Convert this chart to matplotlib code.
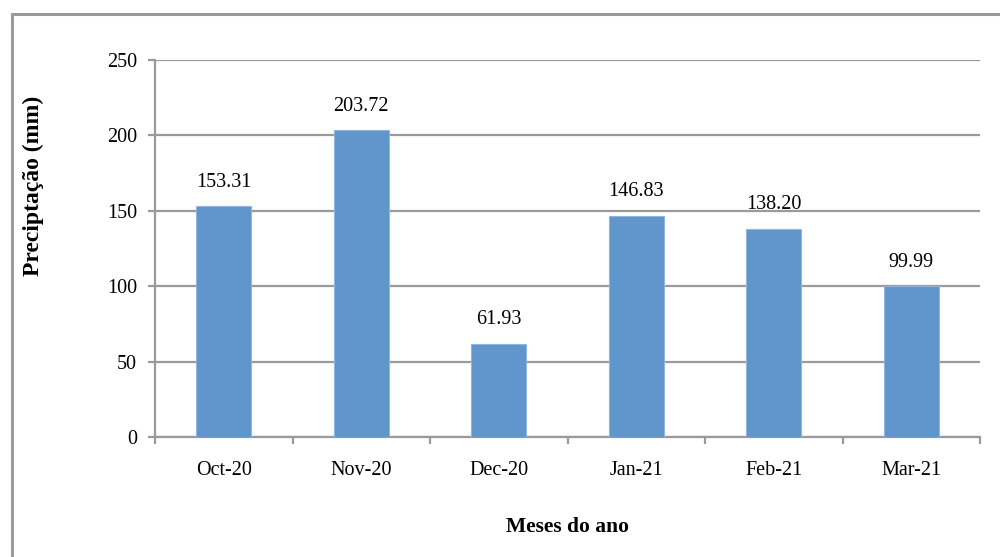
import numpy as np
import matplotlib.pyplot as plt
from matplotlib.patches import Rectangle

# data
meses = ["Oct-20", "Nov-20", "Dec-20", "Jan-21", "Feb-21", "Mar-21"]
precip = [153.31, 203.72, 61.93, 146.83, 138.20, 99.99]
yticks = [0, 50, 100, 150, 200, 250]

plt.rcParams['font.family'] = ['Liberation Serif', 'DejaVu Serif']

fig = plt.figure(figsize=(10, 5.57), dpi=100)
ax = fig.add_axes([0.155, 0.2154, 0.825, 0.677])

# outer frame (runs off the right and bottom edges)
fig.patches.append(Rectangle((0.012, -0.05), 1.2, 1.05 - 0.025, transform=fig.transFigure,
                             fill=False, edgecolor="#9a9a9a", linewidth=2.2))

x = np.arange(len(meses))
ax.bar(x, precip, width=0.4, color="#6096cb", edgecolor="#8fb6e0", linewidth=0.8, zorder=3)

for xi, v in zip(x, precip):
    ax.annotate(f"{v:.2f}", (xi, v), xytext=(0, 17), textcoords="offset points",
                ha="center", va="center", fontsize=14.5)

ax.set_xlim(-0.5, len(meses) - 0.5)
ax.set_ylim(0, 250)
ax.set_yticks(yticks)
ax.set_yticklabels([str(t) for t in yticks], fontsize=14.5)
ax.yaxis.grid(True, color="#9a9a9a", linewidth=1.6, zorder=0)
ax.set_axisbelow(True)

ax.set_xticks(x)
ax.set_xticklabels(meses, fontsize=14.5)
ax.tick_params(axis="x", length=0, pad=17)
ax.set_xticks(np.arange(-0.5, len(meses)), minor=True)
ax.tick_params(axis="x", which="minor", length=5, width=1.6, color="#9a9a9a", direction="out")
ax.tick_params(axis="y", length=5, width=1.6, color="#9a9a9a", pad=8)

for s in ["top", "right"]:
    ax.spines[s].set_visible(False)
for s in ["left", "bottom"]:
    ax.spines[s].set_color("#9a9a9a")
    ax.spines[s].set_linewidth(1.6)

ax.set_ylabel("Precipta\u00e7\u00e3o (mm)", fontsize=17, fontweight="bold")
ax.yaxis.set_label_coords(-0.1345, 0.666)
ax.set_xlabel("Meses do ano", fontsize=15.5, fontweight="bold", labelpad=27)

fig.savefig("out.png", dpi=100, facecolor="white")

+ + + + + + +

*WRITTEN TASK:* Write the listing above out again exactly, dropping each image.

*SOLVED EXERCISE:*
Convert this chart to matplotlib code.
import numpy as np
import matplotlib.pyplot as plt
from matplotlib.patches import Rectangle

# data
meses = ["Oct-20", "Nov-20", "Dec-20", "Jan-21", "Feb-21", "Mar-21"]
precip = [153.31, 203.72, 61.93, 146.83, 138.20, 99.99]
yticks = [0, 50, 100, 150, 200, 250]

plt.rcParams['font.family'] = ['Liberation Serif', 'DejaVu Serif']

fig = plt.figure(figsize=(10, 5.57), dpi=100)
ax = fig.add_axes([0.155, 0.2154, 0.825, 0.677])

# outer frame (runs off the right and bottom edges)
fig.patches.append(Rectangle((0.012, -0.05), 1.2, 1.05 - 0.025, transform=fig.transFigure,
                             fill=False, edgecolor="#9a9a9a", linewidth=2.2))

x = np.arange(len(meses))
ax.bar(x, precip, width=0.4, color="#6096cb", edgecolor="#8fb6e0", linewidth=0.8, zorder=3)

for xi, v in zip(x, precip):
    ax.annotate(f"{v:.2f}", (xi, v), xytext=(0, 17), textcoords="offset points",
                ha="center", va="center", fontsize=14.5)

ax.set_xlim(-0.5, len(meses) - 0.5)
ax.set_ylim(0, 250)
ax.set_yticks(yticks)
ax.set_yticklabels([str(t) for t in yticks], fontsize=14.5)
ax.yaxis.grid(True, color="#9a9a9a", linewidth=1.6, zorder=0)
ax.set_axisbelow(True)

ax.set_xticks(x)
ax.set_xticklabels(meses, fontsize=14.5)
ax.tick_params(axis="x", length=0, pad=17)
ax.set_xticks(np.arange(-0.5, len(meses)), minor=True)
ax.tick_params(axis="x", which="minor", length=5, width=1.6, color="#9a9a9a", direction="out")
ax.tick_params(axis="y", length=5, width=1.6, color="#9a9a9a", pad=8)

for s in ["top", "right"]:
    ax.spines[s].set_visible(False)
for s in ["left", "bottom"]:
    ax.spines[s].set_color("#9a9a9a")
    ax.spines[s].set_linewidth(1.6)

ax.set_ylabel("Precipta\u00e7\u00e3o (mm)", fontsize=17, fontweight="bold")
ax.yaxis.set_label_coords(-0.1345, 0.666)
ax.set_xlabel("Meses do ano", fontsize=15.5, fontweight="bold", labelpad=27)

fig.savefig("out.png", dpi=100, facecolor="white")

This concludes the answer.